# Instructions for the task:
Retype verbatim only the lines below, starting at the one that contains "Recreate this image" and ending at the one that contains "(0,0) rectangle (1073,1036);". Pictures are excluded from the copy.

+++ Data to use +++

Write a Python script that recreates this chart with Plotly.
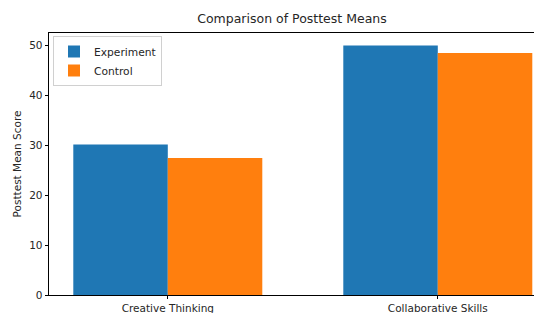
import plotly.graph_objects as go

categories = ["Creative Thinking", "Collaborative Skills"]
experiment = [30.1, 49.9]
control = [27.4, 48.4]
yticks = [0, 10, 20, 30, 40, 50]

xpos = list(range(len(categories)))

fig = go.Figure()
fig.add_trace(go.Bar(x=xpos, y=experiment, name="Experiment", marker_color="#1f77b4", marker_line_width=0))
fig.add_trace(go.Bar(x=xpos, y=control, name="Control", marker_color="#ff7f0e", marker_line_width=0))

# page body has an 8px default margin; compensate
OFF = 8
L, R, T, B = 49 - OFF, 0, 33 - OFF, 18
W, H = 542 - OFF, 313 - OFF
pw = W - L - R
ph = H - T - B

fig.update_layout(
    width=W, height=H,
    margin=dict(l=L, r=R, t=T, b=B, autoexpand=False),
    barmode="group", bargap=0.3, bargroupgap=0,
    paper_bgcolor="white", plot_bgcolor="white",
    font=dict(family="DejaVu Sans", size=10.5, color="#262626"),
    title=dict(text="Comparison of Posttest Means", x=(292 - 49) / pw, xref="paper", xanchor="center",
               y=1 - (19 - OFF) / H, yanchor="middle", font=dict(size=12.5, color="#262626")),
    legend=dict(x=4 / pw, y=1 - 3 / ph, xanchor="left", yanchor="top",
                bgcolor="white", bordercolor="#d0d0d0", borderwidth=1,
                font=dict(size=10.7), itemwidth=30, tracegroupgap=0),
    showlegend=True,
)
fig.update_xaxes(
    range=[-0.44, pw / 270 - 0.44],
    tickvals=xpos, ticktext=categories,
    showline=True, linecolor="black", linewidth=0.8, mirror=True,
    ticks="outside", ticklen=3.5, tickcolor="black", showgrid=False, zeroline=False,
)
fig.update_yaxes(
    range=[0, 52.4],
    tickvals=yticks,
    showline=True, linecolor="black", linewidth=0.8,
    ticks="outside", ticklen=3.5, tickcolor="black", showgrid=False, zeroline=False,
    title=dict(text="Posttest Mean Score", font=dict(size=10.5), standoff=5),
)
fig.write_html("out.html")
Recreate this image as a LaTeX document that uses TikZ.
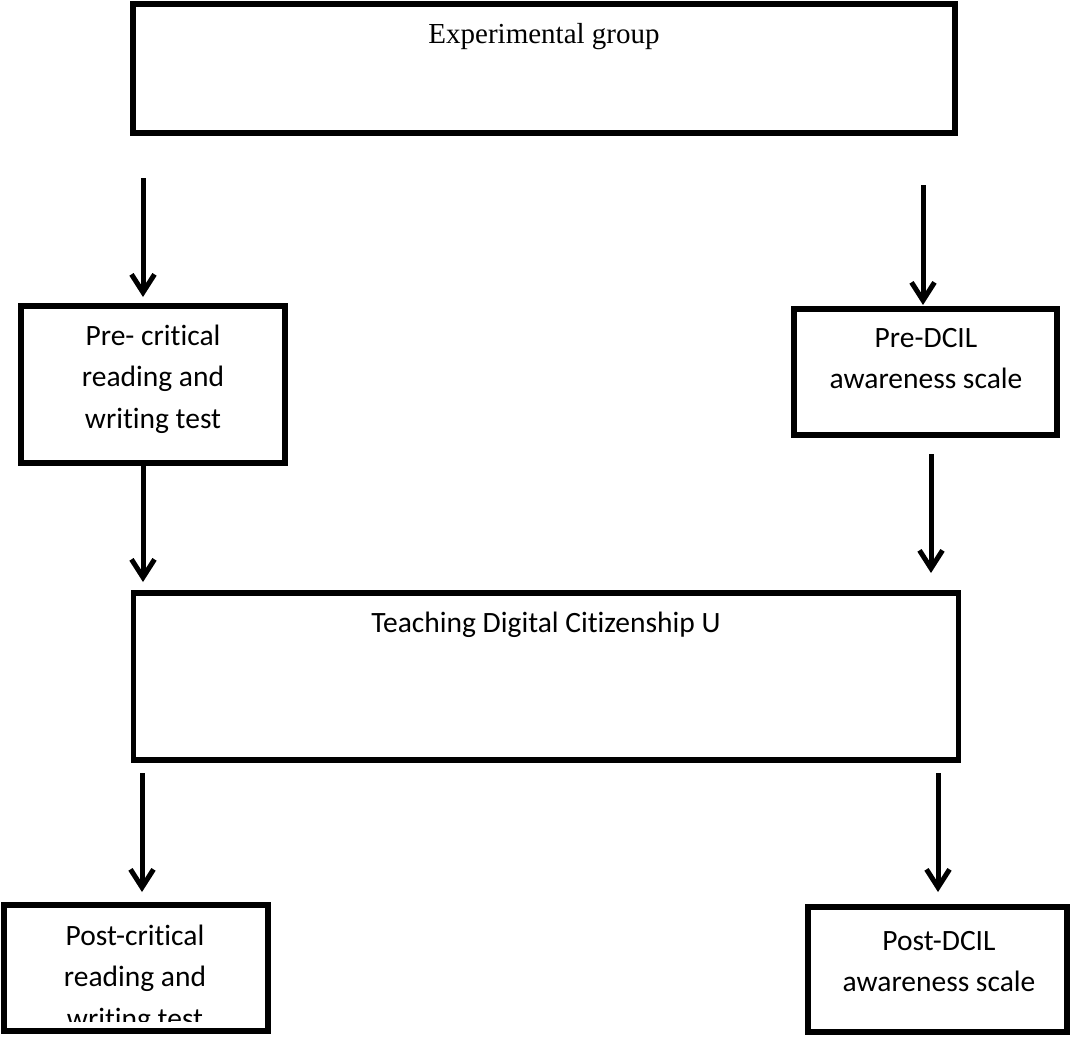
\documentclass[tikz,border=0pt]{standalone}
\usepackage{fontspec}
\setmainfont{Liberation Serif}
\newfontfamily\calfont{Carlito}[Ligatures=NoCommon]
\usetikzlibrary{arrows.meta}
\begin{document}
\begin{tikzpicture}[x=1pt,y=-1pt,
  box/.style={draw=black, line width=5.5pt, rectangle, inner sep=0pt, outer sep=0pt},
  lbl/.style={anchor=base, inner sep=0pt, align=flush center, text width=#1, font=\calfont\fontsize{29.5}{41.5}\selectfont},
  serlbl/.style={anchor=base, inner sep=0pt, font=\rmfamily\fontsize{29}{34}\selectfont},
  arr/.style={line width=5pt, -{Straight Barb[length=18pt,width=23pt]}}]
\path[use as bounding box] (0,0) rectangle (1073,1036);

% boxes
\node[box, minimum width=822pt, minimum height=129pt] (exp) at (544,68.5) {};
\node[box, minimum width=264pt, minimum height=157pt] (prew) at (153,384.5) {};
\node[box, minimum width=263pt, minimum height=126pt] (pred) at (925.5,372) {};
\node[box, minimum width=825pt, minimum height=167pt] (teach) at (546,676.5) {};
\node[box, minimum width=264pt, minimum height=126pt] (postw) at (136,968) {};
\node[box, minimum width=259pt, minimum height=125pt] (postd) at (937.5,969.5) {};

% texts
\node[serlbl] (expt) at (544,43) {Experimental group};
\node[lbl=260pt] (prewt) at (153,345) {Pre- critical\\reading and\\writing test};
\node[lbl=260pt] (predt) at (926,347) {Pre-DCIL\\awareness scale};
\node[lbl=700pt] (teacht) at (546,632) {Teaching Digital Citizenship U};
\begin{scope}
\clip (0,895) rectangle (1073,1021);
\node[lbl=260pt] (postwt) at (135,945) {Post-critical\\reading and\\writing test};
\end{scope}
\node[lbl=260pt] (postdt) at (939,950) {Post-DCIL\\awareness scale};

% connector ends
\coordinate (a1s) at (143,178); \coordinate (a1e) at (143,297);
\coordinate (a2s) at (923,185); \coordinate (a2e) at (923,305);
\coordinate (a3s) at (143,463); \coordinate (a3e) at (143,582);
\coordinate (a4s) at (931,454); \coordinate (a4e) at (931,573);
\coordinate (a5s) at (142,773); \coordinate (a5e) at (142,892);
\coordinate (a6s) at (938,773); \coordinate (a6e) at (938,892);

\draw[arr] (a1s) -- (a1e);
\draw[arr] (a2s) -- (a2e);
\draw[arr] (a3s) -- (a3e);
\draw[arr] (a4s) -- (a4e);
\draw[arr] (a5s) -- (a5e);
\draw[arr] (a6s) -- (a6e);
\end{tikzpicture}
\end{document}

+++

# Output for this task:
Recreate this image as a LaTeX document that uses TikZ.
\documentclass[tikz,border=0pt]{standalone}
\usepackage{fontspec}
\setmainfont{Liberation Serif}
\newfontfamily\calfont{Carlito}[Ligatures=NoCommon]
\usetikzlibrary{arrows.meta}
\begin{document}
\begin{tikzpicture}[x=1pt,y=-1pt,
  box/.style={draw=black, line width=5.5pt, rectangle, inner sep=0pt, outer sep=0pt},
  lbl/.style={anchor=base, inner sep=0pt, align=flush center, text width=#1, font=\calfont\fontsize{29.5}{41.5}\selectfont},
  serlbl/.style={anchor=base, inner sep=0pt, font=\rmfamily\fontsize{29}{34}\selectfont},
  arr/.style={line width=5pt, -{Straight Barb[length=18pt,width=23pt]}}]
\path[use as bounding box] (0,0) rectangle (1073,1036);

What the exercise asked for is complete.